INFORMATION GIVEN —
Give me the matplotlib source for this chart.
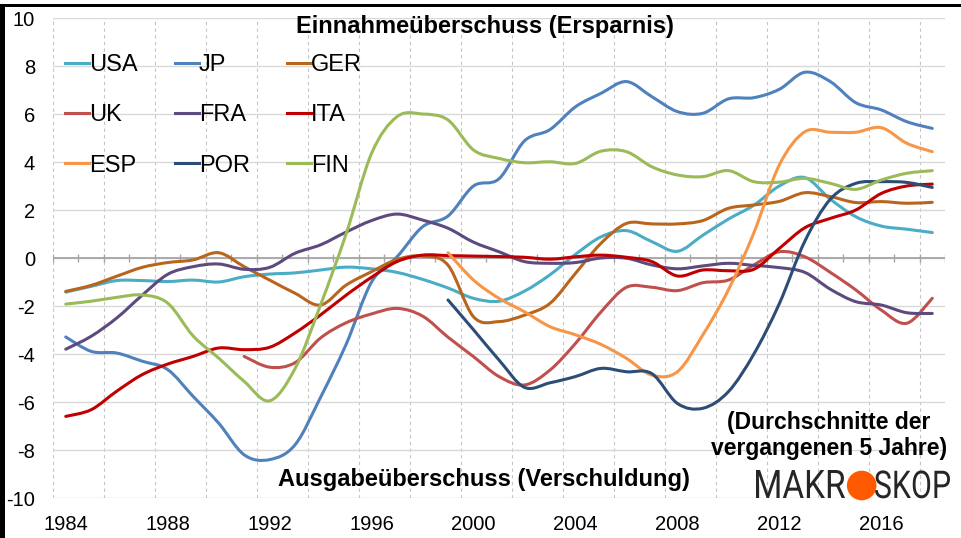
import numpy as np
import matplotlib
matplotlib.use("Agg")
import matplotlib.pyplot as plt
from matplotlib.path import Path
from matplotlib.patches import PathPatch, Rectangle, Circle
from matplotlib.lines import Line2D
from matplotlib.textpath import TextPath
from matplotlib.font_manager import FontProperties
import matplotlib.transforms as mtransforms

plt.rcParams["font.family"] = ["Liberation Sans", "DejaVu Sans"]
plt.rcParams["axes.unicode_minus"] = False

# 5 year averages
years = list(range(1984, 2019))

usa = [-1.42, -1.18, -0.94, -0.94, -0.98, -0.92, -1.0, -0.78, -0.67, -0.62,
       -0.5, -0.38, -0.45, -0.6, -0.89, -1.25, -1.68, -1.8, -1.38, -0.7,
       0.15, 0.88, 1.14, 0.68, 0.28, 0.95, 1.62, 2.2, 3.0, 3.35,
       2.45, 1.72, 1.33, 1.2, 1.06]
jp = [-3.29, -3.89, -3.96, -4.3, -4.65, -5.77, -6.88, -8.2, -8.4, -7.78,
      -5.8, -3.6, -1.0, 0.05, 1.3, 1.75, 3.0, 3.3, 4.88, 5.35,
      6.3, 6.86, 7.35, 6.72, 6.1, 6.03, 6.63, 6.68, 7.03, 7.74,
      7.35, 6.47, 6.17, 5.68, 5.4]
ger = [-1.39, -1.14, -0.76, -0.39, -0.19, -0.08, 0.22, -0.36, -0.92, -1.47,
       -1.96, -1.13, -0.57, -0.06, 0.08, -0.3, -2.45, -2.65, -2.38, -1.89,
       -0.64, 0.61, 1.44, 1.42, 1.42, 1.56, 2.07, 2.21, 2.36, 2.72,
       2.56, 2.31, 2.35, 2.28, 2.32]
uk_start = 1991
uk = [-4.1, -4.55, -4.36, -3.33, -2.7, -2.33, -2.1, -2.42, -3.3, -4.11,
      -4.94, -5.29, -4.67, -3.56, -2.25, -1.22, -1.22, -1.36, -1.03, -0.92,
      -0.29, 0.26, 0.05, -0.6, -1.33, -2.17, -2.72, -1.68]
fra = [-3.8, -3.26, -2.5, -1.55, -0.68, -0.36, -0.25, -0.47, -0.39, 0.2,
       0.55, 1.08, 1.56, 1.83, 1.58, 1.24, 0.66, 0.26, -0.15, -0.22,
       -0.19, 0.0, -0.01, -0.29, -0.45, -0.33, -0.22, -0.31, -0.4, -0.6,
       -1.3, -1.82, -1.96, -2.28, -2.31]
ita = [-6.6, -6.32, -5.55, -4.86, -4.42, -4.1, -3.75, -3.82, -3.72, -3.12,
       -2.37, -1.55, -0.8, -0.15, 0.12, 0.1, 0.08, 0.06, 0.03, -0.05,
       0.05, 0.12, 0.03, -0.15, -0.75, -0.5, -0.53, -0.47, 0.4, 1.26,
       1.65, 2.0, 2.69, 3.0, 3.08]
esp_start = 1999
esp = [0.22, -0.92, -1.68, -2.24, -2.86, -3.2, -3.6, -4.18, -4.88, -4.74,
       -3.2, -1.33, 1.05, 3.88, 5.26, 5.24, 5.24, 5.43, 4.78, 4.43]
por_start = 1999
por = [-1.75, -2.99, -4.25, -5.39, -5.2, -4.94, -4.6, -4.74, -4.82, -6.06,
       -6.26, -5.57, -4.0, -1.9, 0.7, 2.45, 3.11, 3.18, 3.15, 2.94]
fin = [-1.92, -1.8, -1.64, -1.54, -1.88, -3.25, -4.17, -5.14, -5.95, -4.6,
       -1.95, 1.0, 4.36, 5.89, 6.0, 5.75, 4.5, 4.15, 3.97, 4.01,
       3.94, 4.45, 4.43, 3.8, 3.46, 3.39, 3.64, 3.18, 3.16, 3.32,
       3.11, 2.86, 3.25, 3.53, 3.64]

series = [
    ("USA", 1984, usa, "#4BACC6"),
    ("JP", 1984, jp, "#4F81BD"),
    ("GER", 1984, ger, "#B9651D"),
    ("UK", uk_start, uk, "#C0504D"),
    ("FRA", 1984, fra, "#5D4A7E"),
    ("ITA", 1984, ita, "#C00000"),
    ("ESP", esp_start, esp, "#F79646"),
    ("POR", por_start, por, "#2C4D75"),
    ("FIN", 1984, fin, "#9BBB59"),
]
year_ticks = list(range(1984, 2017, 4))


def smooth_path(xs, ys):
    # excel style smoothed line: catmull-rom segments as cubic beziers
    pts = np.column_stack([xs, ys]).astype(float)
    n = len(pts)
    verts = [pts[0]]
    codes = [Path.MOVETO]
    for i in range(n - 1):
        p0 = pts[max(i - 1, 0)]
        p1 = pts[i]
        p2 = pts[i + 1]
        p3 = pts[min(i + 2, n - 1)]
        verts += [p1 + (p2 - p0) / 6, p2 - (p3 - p1) / 6, p2]
        codes += [Path.CURVE4] * 3
    return Path(verts, codes)


W, H = 961, 538
fig = plt.figure(figsize=(W / 100, H / 100), dpi=100)
ax = fig.add_axes([53 / W, 40 / H, 892 / W, 480 / H])

ax.set_xlim(1983.5, 2018.5)
ax.set_ylim(-10, 10)

# grid
ax.set_yticks(range(-10, 11, 2))
ax.set_xticks(year_ticks)
ax.set_xticks(np.arange(1983.5, 2018, 2), minor=True)
ax.grid(axis="y", which="major", color="#D9D9D9", lw=1)
ax.grid(axis="x", which="minor", color="#C4C4C4", lw=0.8, ls=(0, (3, 3)))
ax.tick_params(axis="both", which="both", length=0)
ax.tick_params(axis="y", labelsize=14.5, pad=13)
ax.tick_params(axis="x", labelsize=14.5, pad=12)
for s in ax.spines.values():
    s.set_visible(False)
ax.set_axisbelow(True)

# zero line with the category tick marks
ax.axhline(0, color="#A6A6A6", lw=1.3, zorder=1)
ax.vlines(np.arange(1983.5, 2019, 1), -0.17, 0.17, color="#A6A6A6", lw=1, zorder=1)

handles = {}
for name, start, vals, col in series:
    xs = list(range(start, start + len(vals)))
    patch = PathPatch(smooth_path(xs, vals), fill=False, edgecolor=col, lw=2.2,
                      capstyle="round", joinstyle="round", zorder=3)
    ax.add_patch(patch)
    handles[name] = Line2D([], [], color=col, lw=2.2)

# legend is row major in the original, matplotlib fills columns
order = ["USA", "UK", "ESP", "JP", "FRA", "POR", "GER", "ITA", "FIN"]
ax.legend([handles[k] for k in order], order, ncol=3, loc="upper left",
          bbox_to_anchor=(0.0135, 0.925), frameon=False, fontsize=17,
          handlelength=1.0, handletextpad=0.0, columnspacing=1.6,
          labelspacing=1.2, borderpad=0, borderaxespad=0)

# texts
fig.text(485 / W, 1 - 33 / H, "Einnahmeüberschuss (Ersparnis)", ha="center",
         va="baseline", fontsize=17, fontweight="bold")
fig.text(484 / W, 1 - 486 / H, "Ausgabeüberschuss (Verschuldung)", ha="center",
         va="baseline", fontsize=17, fontweight="bold")
fig.text(829 / W, 1 - 429 / H, "(Durchschnitte der", ha="center",
         va="baseline", fontsize=16.5, fontweight="bold")
fig.text(829 / W, 1 - 455 / H, "vergangenen 5 Jahre)", ha="center",
         va="baseline", fontsize=16.5, fontweight="bold")

# MAKROSKOP logo, letters squeezed to the original box
logo_font = FontProperties(family=["Roboto", "DejaVu Sans"], weight="normal")


def logo_word(word, left, right, base, cap):
    tp = TextPath((0, 0), word, size=1, prop=logo_font)
    ext = tp.get_extents()
    sx = (right - left) / ext.width
    sy = cap / ext.height
    tr = mtransforms.Affine2D().translate(-ext.x0, 0).scale(sx / 100, sy / 100)
    tr = tr.translate(left / 100, (H - base) / 100)
    fig.add_artist(PathPatch(tp, transform=tr + fig.dpi_scale_trans,
                             facecolor="#262626", lw=0))


logo_word("MAKR", 756, 845, 498, 28)
logo_word("SKOP", 875, 950, 498, 28)
fig.add_artist(Circle((861.7 / 100, (H - 485.5) / 100), 0.148,
                      transform=fig.dpi_scale_trans, color="#FF5A00", lw=0))

# black frame top and left
fig.add_artist(Rectangle((0, 1 - 7 / H), 1, 3 / H, transform=fig.transFigure,
                         color="black", lw=0))
fig.add_artist(Rectangle((0, 0), 4.5 / W, 1 - 4 / H, transform=fig.transFigure,
                         color="black", lw=0))

fig.savefig("out.png", dpi=100)
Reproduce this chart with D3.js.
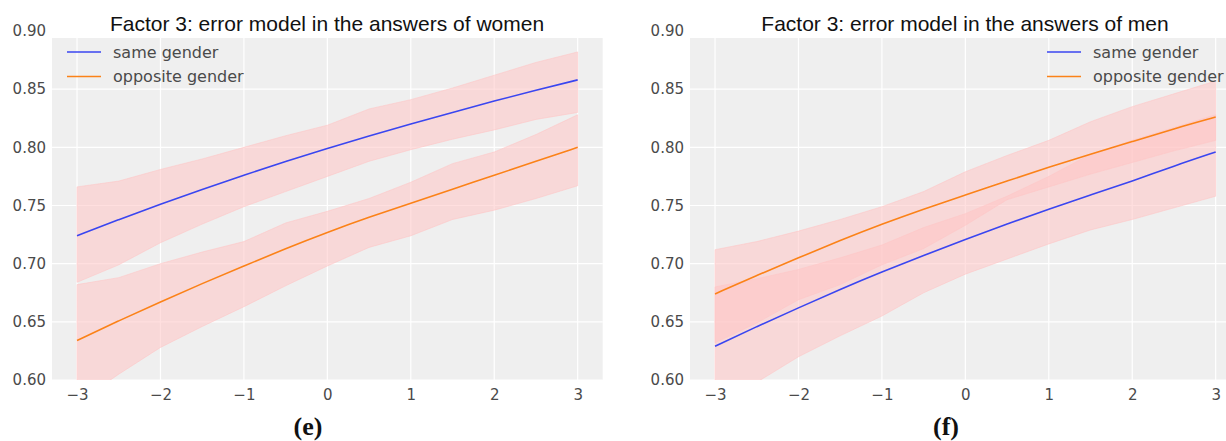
<!DOCTYPE html>
<html>
<head>
<meta charset="utf-8">
<script src="https://cdn.jsdelivr.net/npm/d3@7"></script>
<style>
    body { margin: 0; background: #fff; }
    svg { display: block; }
    .tick text { font-family: "DejaVu Sans", sans-serif; font-size: 15px; fill: #4a4a4a; }
</style>
</head>
<body>
<div id="viz"></div>
<script>
//Data (x = factor score, y = probability).
var xs = [-3, -2.5, -2, -1.5, -1, -0.5, 0, 0.5, 1, 1.5, 2, 2.5, 3];
var xTicks = [-3, -2, -1, 0, 1, 2, 3];
var yTicks = [0.60, 0.65, 0.70, 0.75, 0.80, 0.85, 0.90];
var seriesNames = ["same gender", "opposite gender"];
var panelTitles = ["Factor 3: error model in the answers of women",
                   "Factor 3: error model in the answers of men"];
var panelLabels = ["(e)", "(f)"];

//Women
var womenSameMean  = [0.724, 0.738, 0.751, 0.764, 0.776, 0.788, 0.799, 0.810, 0.820, 0.830, 0.840, 0.849, 0.858];
var womenSameUpper = [0.766, 0.771, 0.781, 0.790, 0.800, 0.810, 0.819, 0.833, 0.841, 0.851, 0.862, 0.873, 0.882];
var womenSameLower = [0.684, 0.699, 0.718, 0.734, 0.749, 0.762, 0.775, 0.788, 0.798, 0.807, 0.815, 0.824, 0.830];
var womenOppMean   = [0.634, 0.651, 0.667, 0.683, 0.698, 0.713, 0.727, 0.740, 0.752, 0.764, 0.776, 0.788, 0.800];
var womenOppUpper  = [0.682, 0.688, 0.700, 0.710, 0.719, 0.735, 0.745, 0.756, 0.770, 0.786, 0.796, 0.811, 0.828];
var womenOppLower  = [0.580, 0.605, 0.628, 0.646, 0.663, 0.681, 0.698, 0.714, 0.724, 0.738, 0.746, 0.756, 0.767];

//Men
var menSameMean  = [0.629, 0.646, 0.662, 0.678, 0.693, 0.707, 0.721, 0.734, 0.747, 0.759, 0.771, 0.784, 0.796];
var menSameUpper = [0.680, 0.687, 0.695, 0.705, 0.716, 0.731, 0.743, 0.758, 0.775, 0.794, 0.806, 0.817, 0.828];
var menSameLower = [0.585, 0.598, 0.620, 0.638, 0.655, 0.675, 0.691, 0.704, 0.717, 0.729, 0.738, 0.748, 0.758];
var menOppMean   = [0.674, 0.690, 0.705, 0.720, 0.734, 0.747, 0.759, 0.771, 0.783, 0.794, 0.805, 0.816, 0.826];
var menOppUpper  = [0.712, 0.719, 0.728, 0.738, 0.749, 0.762, 0.779, 0.793, 0.806, 0.822, 0.835, 0.846, 0.857];
var menOppLower  = [0.632, 0.649, 0.669, 0.682, 0.699, 0.713, 0.733, 0.755, 0.766, 0.777, 0.787, 0.797, 0.806];

//Layout
var width = 1226, height = 441;
var xLim = [-3.3, 3.3], yLim = [0.6, 0.894];
var lineColors = ["#3a46f0", "#fb8218"];
var bandColor = "#ffc4c4";

var panels = [
    { left: 52,  series: [[womenSameMean, womenSameLower, womenSameUpper], [womenOppMean, womenOppLower, womenOppUpper]], legendX: 15 },
    { left: 690, series: [[menSameMean, menSameLower, menSameUpper], [menOppMean, menOppLower, menOppUpper]], legendX: 357 }
];
var plotW = 550.7, plotTop = 38, plotBottom = 380;

var svg = d3.select("#viz").append("svg")
    .attr("width", width)
    .attr("height", height);

panels.forEach(function(p, pi) {
    var x = d3.scaleLinear().domain(xLim).range([p.left, p.left + plotW]);
    var y = d3.scaleLinear().domain(yLim).range([plotBottom, plotTop]);
    var g = svg.append("g");

    //Background
    g.append("rect")
        .attr("x", p.left).attr("y", plotTop)
        .attr("width", plotW).attr("height", plotBottom - plotTop)
        .attr("fill", "#efefef");

    //Grid
    g.selectAll(".gx").data(xTicks).enter().append("line")
        .attr("x1", function(d) { return x(d); }).attr("x2", function(d) { return x(d); })
        .attr("y1", plotTop).attr("y2", plotBottom)
        .attr("stroke", "#fff").attr("stroke-width", 1.2);
    g.selectAll(".gy").data(yTicks.filter(function(d) { return d <= yLim[1]; })).enter().append("line")
        .attr("x1", p.left).attr("x2", p.left + plotW)
        .attr("y1", function(d) { return y(d); }).attr("y2", function(d) { return y(d); })
        .attr("stroke", "#fff").attr("stroke-width", 1.2);

    //Clip for bands and lines
    svg.append("clipPath").attr("id", "clip" + pi).append("rect")
        .attr("x", p.left).attr("y", plotTop)
        .attr("width", plotW).attr("height", plotBottom - plotTop);
    var plot = g.append("g").attr("clip-path", "url(#clip" + pi + ")");

    var area = d3.area()
        .x(function(d, i) { return x(xs[i]); })
        .y0(function(d) { return y(d[0]); })
        .y1(function(d) { return y(d[1]); });
    var line = d3.line()
        .x(function(d, i) { return x(xs[i]); })
        .y(function(d) { return y(d); })
        .curve(d3.curveBasis);

    p.series.forEach(function(s) {
        plot.append("path")
            .datum(d3.zip(s[1], s[2]))
            .attr("d", area)
            .attr("fill", bandColor).attr("fill-opacity", 0.55)
            .attr("stroke", bandColor).attr("stroke-opacity", 0.55).attr("stroke-width", 1);
    });
    p.series.forEach(function(s, si) {
        plot.append("path")
            .datum(s[0])
            .attr("d", line)
            .attr("fill", "none")
            .attr("stroke", lineColors[si]).attr("stroke-width", 1.6);
    });

    //Axes
    var xAxis = g.append("g")
        .attr("transform", "translate(0," + plotBottom + ")")
        .call(d3.axisBottom(x).tickValues(xTicks).tickSize(0).tickPadding(9).tickFormat(d3.format("d")));
    var yAxis = g.append("g")
        .attr("transform", "translate(" + p.left + ",0)")
        .call(d3.axisLeft(y).tickValues(yTicks).tickSize(0).tickPadding(6).tickFormat(d3.format(".2f")));
    xAxis.select(".domain").remove();
    yAxis.select(".domain").remove();

    //Title
    g.append("text")
        .attr("x", p.left + 275).attr("y", 30.5)
        .attr("text-anchor", "middle")
        .style("font-family", "'Liberation Sans', Arial, sans-serif")
        .style("font-size", "21px")
        .attr("fill", "#111")
        .text(panelTitles[pi]);

    //Legend
    seriesNames.forEach(function(name, si) {
        var ly = 52 + si * 24.5;
        g.append("line")
            .attr("x1", p.left + p.legendX).attr("x2", p.left + p.legendX + 34)
            .attr("y1", ly).attr("y2", ly)
            .attr("stroke", lineColors[si]).attr("stroke-width", 1.6);
        g.append("text")
            .attr("x", p.left + p.legendX + 46).attr("y", ly)
            .attr("dy", "0.35em")
            .style("font-family", "'DejaVu Sans', sans-serif")
            .style("font-size", "16px")
            .attr("fill", "#4a4a4a")
            .text(name);
    });

    //Sub-figure label
    g.append("text")
        .attr("x", p.left + 256).attr("y", 435)
        .attr("text-anchor", "middle")
        .style("font-family", "'Liberation Serif', serif")
        .style("font-weight", "bold")
        .style("font-size", "26px")
        .attr("fill", "#111")
        .text(panelLabels[pi]);
});
</script>
</body>
</html>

AIM —
Copy nothing but the lines from the first one in the listing through the line with "import matplotlib.transforms as mtransforms", and omit the pictures.

TASK ANSWER —
Give me the matplotlib source for this chart.
import numpy as np
import matplotlib
matplotlib.use("Agg")
import matplotlib.pyplot as plt
from matplotlib.path import Path
from matplotlib.patches import PathPatch, Rectangle, Circle
from matplotlib.lines import Line2D
from matplotlib.textpath import TextPath
from matplotlib.font_manager import FontProperties
import matplotlib.transforms as mtransforms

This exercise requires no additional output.